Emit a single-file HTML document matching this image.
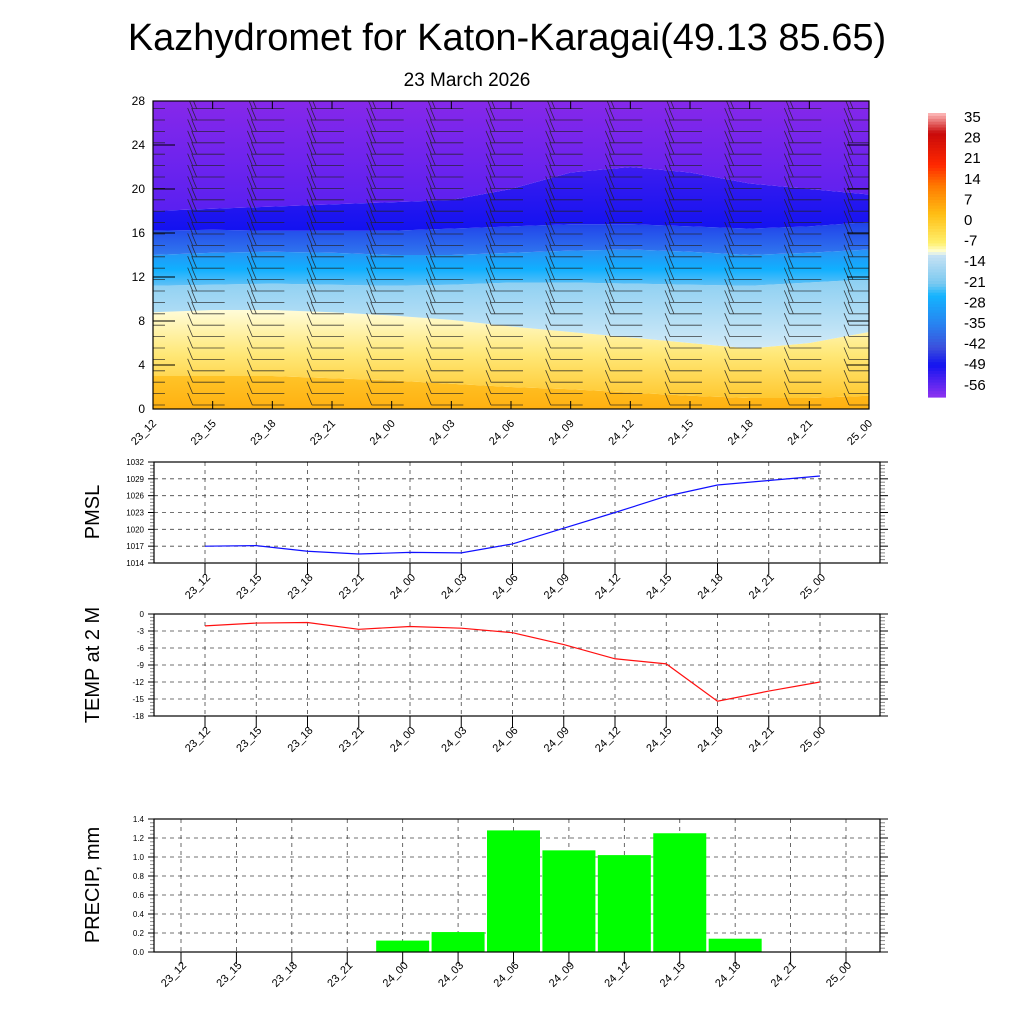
<!DOCTYPE html>
<html><head><meta charset="utf-8"><style>
body{margin:0;background:#fff;}
svg{display:block;font-family:"Liberation Sans",sans-serif;}
</style></head><body>
<svg id="root" width="1024" height="1024" viewBox="0 0 1024 1024">
<text x="507" y="50" font-size="38" text-anchor="middle">Kazhydromet for Katon-Karagai(49.13 85.65)</text>
<text x="467" y="86" font-size="19" text-anchor="middle">23 March 2026</text>
<defs><clipPath id="topClip"><rect x="153" y="101" width="716" height="308"/></clipPath></defs>
<g id="top"></g>
<g id="cbar"></g>
<g id="pmsl"></g>
<g id="temp"></g>
<g id="precip"></g>
<text transform="translate(99,512) rotate(-90)" font-size="20" text-anchor="middle">PMSL</text>
<text transform="translate(99,665) rotate(-90)" font-size="20" text-anchor="middle">TEMP at 2 M</text>
<text transform="translate(99,885) rotate(-90)" font-size="20" text-anchor="middle">PRECIP, mm</text>
</svg>
<script>
const categories=["23_12","23_15","23_18","23_21","24_00","24_03","24_06","24_09","24_12","24_15","24_18","24_21","25_00"];
const pmslValues=[1017.0,1017.1,1016.1,1015.6,1015.9,1015.8,1017.4,1020.2,1023.0,1025.9,1027.9,1028.7,1029.5];
const pmslTicks=[1014,1017,1020,1023,1026,1029,1032];
const tempValues=[-2.1,-1.6,-1.5,-2.7,-2.2,-2.5,-3.3,-5.4,-7.9,-8.8,-15.4,-13.6,-12.0];
const tempTicks=[-18,-15,-12,-9,-6,-3,0];
const precipValues=[0,0,0,0,0.12,0.21,1.28,1.07,1.02,1.25,0.14,0,0];
const precipTicks=[0,0.2,0.4,0.6,0.8,1.0,1.2,1.4];
const heightTicks=[0,4,8,12,16,20,24,28];
const cbarLabels=[35,28,21,14,7,0,-7,-14,-21,-28,-35,-42,-49,-56];
// boundary heights of temperature bands per time step
const bandOrange=[3,3,3,2.8,2.6,2.3,2,1.8,1.5,1.2,1,1,1.2];
const bandYellow=[8.8,9,9,8.8,8.5,8.1,7.5,7,6.5,6,5.5,6,7];
const bandLightBlue=[11.2,11.3,11.4,11.3,11.2,11.3,11.5,11.5,11.4,11.3,11.2,11.5,11.8];
const bandCyan=[14,14.2,14.3,14.2,14,14,14.2,14.4,14.5,14.3,14,14.2,14.5];
const bandBlue=[16.2,16.3,16.2,16.2,16.2,16.4,16.6,16.8,16.8,16.6,16.4,16.6,17];
const bandDeep=[18,18.2,18.4,18.6,18.8,19,20,21.5,22,21.5,20.5,20,19.5];
// wind barb staff angle per level group (degrees) - visual
const NS="http://www.w3.org/2000/svg";
function mk(tag,attrs,parent){const e=document.createElementNS(NS,tag);for(const k in attrs)e.setAttribute(k,attrs[k]);parent.appendChild(e);return e;}

// ---------- top cross-section ----------
(function(){
const g=document.getElementById('top');
const X0=153,X1=869,Y0=409,Y1=101;
const xs=i=>X0+(X1-X0)*i/(categories.length-1);
const ys=v=>Y0-(Y0-Y1)*v/28;
const defs=mk('defs',{},g);
function grad(id,stops){const lg=mk('linearGradient',{id:id,x1:0,y1:1,x2:0,y2:0},defs);stops.forEach(s=>mk('stop',{offset:s[0],'stop-color':s[1]},lg));}
grad('gO',[[0,'#ffb010'],[1,'#ffc428']]);
grad('gY',[[0,'#ffc830'],[0.5,'#ffe878'],[1,'#fffcd8']]);
grad('gL',[[0,'#d2eaf7'],[1,'#8ccff2']]);
grad('gC',[[0,'#60c0f6'],[0.45,'#10b0ff'],[1,'#2890f4']]);
grad('gB',[[0,'#3078ee'],[1,'#2040ea']]);
grad('gD',[[0,'#1212f0'],[1,'#3c1cf0']]);
grad('gP',[[0,'#5a20f0'],[1,'#8628ea']]);
const bands=[[null,bandOrange,'gO'],[bandOrange,bandYellow,'gY'],[bandYellow,bandLightBlue,'gL'],[bandLightBlue,bandCyan,'gC'],[bandCyan,bandBlue,'gB'],[bandBlue,bandDeep,'gD'],[bandDeep,null,'gP']];
bands.forEach((b,bi)=>{
  let pts=[];
  for(let i=0;i<categories.length;i++)pts.push(xs(i)+','+ys(b[1]?b[1][i]:28));
  for(let i=categories.length-1;i>=0;i--)pts.push(xs(i)+','+ys(b[0]?b[0][i]:0));
  const p=mk('polygon',{points:pts.join(' '),fill:'url(#'+b[2]+')'},g);
  
  
});
// wind barbs
const barbs=mk('g',{stroke:'#222','stroke-width':0.8,fill:'none','stroke-opacity':0.85,'clip-path':'url(#topClip)'},g);


for(let i=0;i<categories.length;i++){
  for(let y=405;y>103;y-=11.4){
    const x0=xs(i)-20;
    const h=(409-y)/11;
    const nb=h<8?1:2;
    let d='M'+x0+','+y+'L'+(xs(i)+12)+','+y;
    for(let k=0;k<nb;k++){const bx=x0+k*4;d+='M'+bx+','+y+'l-5,-12';}
    mk('path',{d:d},barbs);
  }
}
const frame=mk('rect',{x:X0,y:Y1,width:X1-X0,height:Y0-Y1,fill:'none',stroke:'#000','stroke-width':1.2},g);


heightTicks.forEach(v=>{
  mk('line',{x1:X0,x2:X0+22,y1:ys(v),y2:ys(v),stroke:'#000'},g);
  mk('line',{x1:X1,x2:X1-22,y1:ys(v),y2:ys(v),stroke:'#000'},g);
  const t=mk('text',{x:X0-8,y:ys(v)+4,'font-size':12,'text-anchor':'end'},g);t.textContent=v;
  
  
});
categories.forEach((c,i)=>{
  mk('line',{x1:xs(i),x2:xs(i),y1:Y0,y2:Y0-8,stroke:'#000'},g);
  mk('line',{x1:xs(i),x2:xs(i),y1:Y1,y2:Y1+8,stroke:'#000'},g);
  const t=mk('text',{transform:'translate('+(xs(i)+4)+',424) rotate(-45)','font-size':11,'text-anchor':'end'},g);t.textContent=c;
  
  
});
})();

// ---------- colorbar ----------
(function(){
const g=document.getElementById('cbar');
const X=928,W=18,T=113,B=397;
const stops=[[35,[255,190,190]],[28,[200,10,10]],[17,[255,40,0]],[10,[255,120,0]],[0,[255,190,20]],[-10,[255,240,110]],[-13,[255,255,220]],[-14,[200,226,244]],[-24,[120,200,240]],[-28,[20,180,255]],[-38,[40,130,240]],[-46,[60,80,220]],[-52,[20,20,240]],[-63,[140,50,240]]];
function col(v){for(let k=0;k<stops.length-1;k++){const a=stops[k],b=stops[k+1];if(v<=a[0]&&v>=b[0]){const t=(a[0]-v)/(a[0]-b[0]);return 'rgb('+a[1].map((c,j)=>Math.round(c+(b[1][j]-c)*t)).join(',')+')';}}return '#000';}
const N=98;
for(let k=0;k<N;k++){const v=35-(98*(k+0.5)/N);mk('rect',{x:X,y:T+(B-T)*k/N,width:W,height:(B-T)/N+0.6,fill:col(v)},g);}
cbarLabels.forEach((v,k)=>{const t=mk('text',{x:964,y:122+k*20.6,'font-size':15},g);t.textContent=v;

});


})();

// ---------- line/bar panels ----------
function panel(id,X0,X1,Y0,Y1,ticks,labFmt,xL,xR,lblY){
  const g=document.getElementById(id);
  const lo=ticks[0],hi=ticks[ticks.length-1];
  const ys=v=>Y0-(Y0-Y1)*(v-lo)/(hi-lo);
  const xs=i=>xL+(xR-xL)*i/(categories.length-1);
  categories.forEach((c,i)=>{
    mk('line',{x1:xs(i),x2:xs(i),y1:Y1,y2:Y0,stroke:'#444','stroke-dasharray':'4,4','stroke-width':0.8},g);
    mk('line',{x1:xs(i),x2:xs(i),y1:Y0,y2:Y0+12,stroke:'#000'},g);
    const t=mk('text',{transform:'translate('+(xs(i)+6)+','+lblY+') rotate(-45)','font-size':11,'text-anchor':'end'},g);t.textContent=c;
    
    
  });
  ticks.forEach((v,k)=>{
    if(k>0&&k<ticks.length-1)mk('line',{x1:X0,x2:X1,y1:ys(v),y2:ys(v),stroke:'#444','stroke-dasharray':'4,4','stroke-width':0.8},g);
    mk('line',{x1:X0-6,x2:X0,y1:ys(v),y2:ys(v),stroke:'#000'},g);
    mk('line',{x1:X1,x2:X1+8,y1:ys(v),y2:ys(v),stroke:'#000'},g);
    if(k<ticks.length-1)for(let m=1;m<5;m++){const yy=ys(v)+(ys(ticks[k+1])-ys(v))*m/5;
      mk('line',{x1:X0-4,x2:X0,y1:yy,y2:yy,stroke:'#888'},g);mk('line',{x1:X1,x2:X1+5,y1:yy,y2:yy,stroke:'#888'},g);}
    const t=mk('text',{x:X0-10,y:ys(v)+3,'font-size':8,'text-anchor':'end'},g);t.textContent=labFmt(v);
    
    
  });
  return {g,xs,ys};
}
(function(){
const p=panel('pmsl',154,880,563,462,pmslTicks,v=>v,205,820,578);
const line=mk('polyline',{points:pmslValues.map((v,i)=>p.xs(i)+','+p.ys(v)).join(' '),fill:'none',stroke:'#1010ff','stroke-width':1.2},p.g);


const f=mk('rect',{x:154,y:462,width:726,height:101,fill:'none',stroke:'#000','stroke-width':1.2},p.g);


})();
(function(){
const p=panel('temp',154,880,716,614,tempTicks,v=>v,205,820,731);
const line=mk('polyline',{points:tempValues.map((v,i)=>p.xs(i)+','+p.ys(v)).join(' '),fill:'none',stroke:'#ff1010','stroke-width':1.2},p.g);


const f=mk('rect',{x:154,y:614,width:726,height:102,fill:'none',stroke:'#000','stroke-width':1.2},p.g);


})();
(function(){
const p=panel('precip',154,880,952,819,precipTicks,v=>v.toFixed(1),181,846,966);
precipValues.forEach((v,i)=>{if(v<=0)return;
  const r=mk('rect',{x:p.xs(i)-26.5,y:p.ys(v),width:53,height:p.ys(0)-p.ys(v),fill:'#00ff00'},p.g);
  
  
});
const f=mk('rect',{x:154,y:819,width:726,height:133,fill:'none',stroke:'#000','stroke-width':1.2},p.g);


})();
</script>
</body></html>
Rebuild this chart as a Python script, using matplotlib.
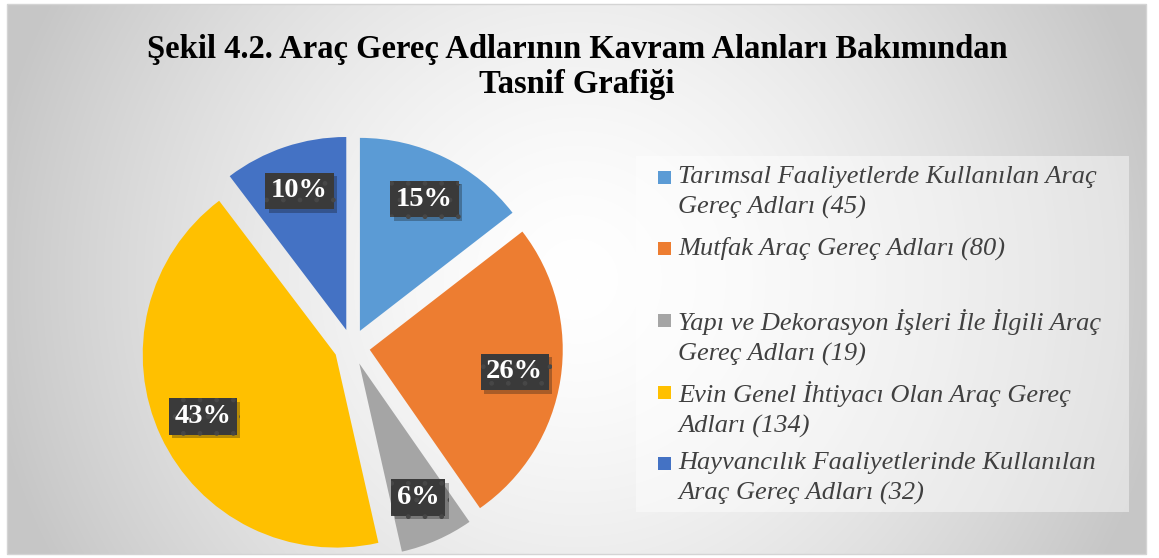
import numpy as np
import matplotlib
matplotlib.use("Agg")
import matplotlib.pyplot as plt
from matplotlib.patches import Rectangle
import matplotlib.patheffects as pe

# veri
kategoriler = [
    "Tarımsal Faaliyetlerde Kullanılan Araç\nGereç Adları (45)",
    "Mutfak Araç Gereç Adları (80)",
    "Yapı ve Dekorasyon İşleri İle İlgili Araç\nGereç Adları (19)",
    "Evin Genel İhtiyacı Olan Araç Gereç\nAdları (134)",
    "Hayvancılık Faaliyetlerinde Kullanılan\nAraç Gereç Adları (32)",
]
degerler = [45, 80, 19, 134, 32]
renkler = ["#5B9BD5", "#ED7D31", "#A5A5A5", "#FFC000", "#4472C4"]
baslik = "Şekil 4.2. Araç Gereç Adlarının Kavram Alanları Bakımından\nTasnif Grafiği"

W, H = 1159, 558
fig = plt.figure(figsize=(W / 100, H / 100), dpi=100)

# arka plan (radyal gri gecis)
bg = fig.add_axes([0, 0, 1, 1])
yy, xx = np.mgrid[0:H, 0:W]
d = np.hypot(xx - 577, yy - 279) / 600
v = 255 - 57 * np.clip(d, 0, 1) ** 1.5
disari = (xx < 7) | (xx > 1146) | (yy < 4) | (yy > 554)
v[disari] = 255
img = np.dstack([v, v, v]) / 255
bg.imshow(img, extent=(0, W, H, 0), aspect="auto", interpolation="bilinear")
bg.add_patch(Rectangle((7, 4), 1139, 550, fill=False, ec="#d4d4d4", lw=1))
bg.set_xlim(0, W)
bg.set_ylim(H, 0)
bg.axis("off")

# baslik
fig.text(577 / W, 1 - 67 / H, baslik, ha="center", va="center",
         fontsize=23.5, fontweight="bold", family="Liberation Serif",
         color="black", linespacing=1.15)

# pasta
R = 193.0
cx, cy = 352, H - 347
yar = 260
ax = fig.add_axes([(cx - yar) / W, (cy - yar) / H, 2 * yar / W, 2 * yar / H])
wedges, texts, autotexts = ax.pie(
    degerler, colors=renkler, startangle=90, counterclock=False,
    explode=[0.093] * len(degerler), autopct=lambda p: f"{p:.0f}%",
    pctdistance=0.76, wedgeprops=dict(linewidth=0),
    textprops=dict(color="white", fontsize=20.5, fontweight="bold",
                   family="Liberation Serif"))
ax.set_xlim(-yar / R, yar / R)
ax.set_ylim(-yar / R, yar / R)
ax.axis("off")

for t in autotexts:
    t.set_bbox(dict(boxstyle="square,pad=0.2", fc="#3a3a3a", ec="#474747",
                    lw=0, hatch="."))
    t.get_bbox_patch().set_path_effects(
        [pe.SimplePatchShadow(offset=(2.5, -2.5), alpha=0.3), pe.Normal()])

# lejant
bg.add_patch(Rectangle((636, 156), 493, 356, fc="white", ec="none", alpha=0.45))
satir_y = [177, 248, 320, 392, 463]
for lab, c, y in zip(kategoriler, renkler, satir_y):
    bg.add_patch(Rectangle((658, y - 6.5), 13, 13, fc=c, ec="none"))
    bg.text(678, y - 11, lab, ha="left", va="top", fontsize=19,
            style="italic", family="Liberation Serif", color="#404040",
            linespacing=1.45)

fig.savefig("out.png", dpi=100)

━━━━━━

Copy exactly the stretch of lines from the one containing "Rebuild this chart" through the one containing "fig = plt.figure(figsize=(W", both included. Leave out any pictures.

(Answer to this task)
Rebuild this chart as a Python script, using matplotlib.
import numpy as np
import matplotlib
matplotlib.use("Agg")
import matplotlib.pyplot as plt
from matplotlib.patches import Rectangle
import matplotlib.patheffects as pe

# veri
kategoriler = [
    "Tarımsal Faaliyetlerde Kullanılan Araç\nGereç Adları (45)",
    "Mutfak Araç Gereç Adları (80)",
    "Yapı ve Dekorasyon İşleri İle İlgili Araç\nGereç Adları (19)",
    "Evin Genel İhtiyacı Olan Araç Gereç\nAdları (134)",
    "Hayvancılık Faaliyetlerinde Kullanılan\nAraç Gereç Adları (32)",
]
degerler = [45, 80, 19, 134, 32]
renkler = ["#5B9BD5", "#ED7D31", "#A5A5A5", "#FFC000", "#4472C4"]
baslik = "Şekil 4.2. Araç Gereç Adlarının Kavram Alanları Bakımından\nTasnif Grafiği"

W, H = 1159, 558
fig = plt.figure(figsize=(W / 100, H / 100), dpi=100)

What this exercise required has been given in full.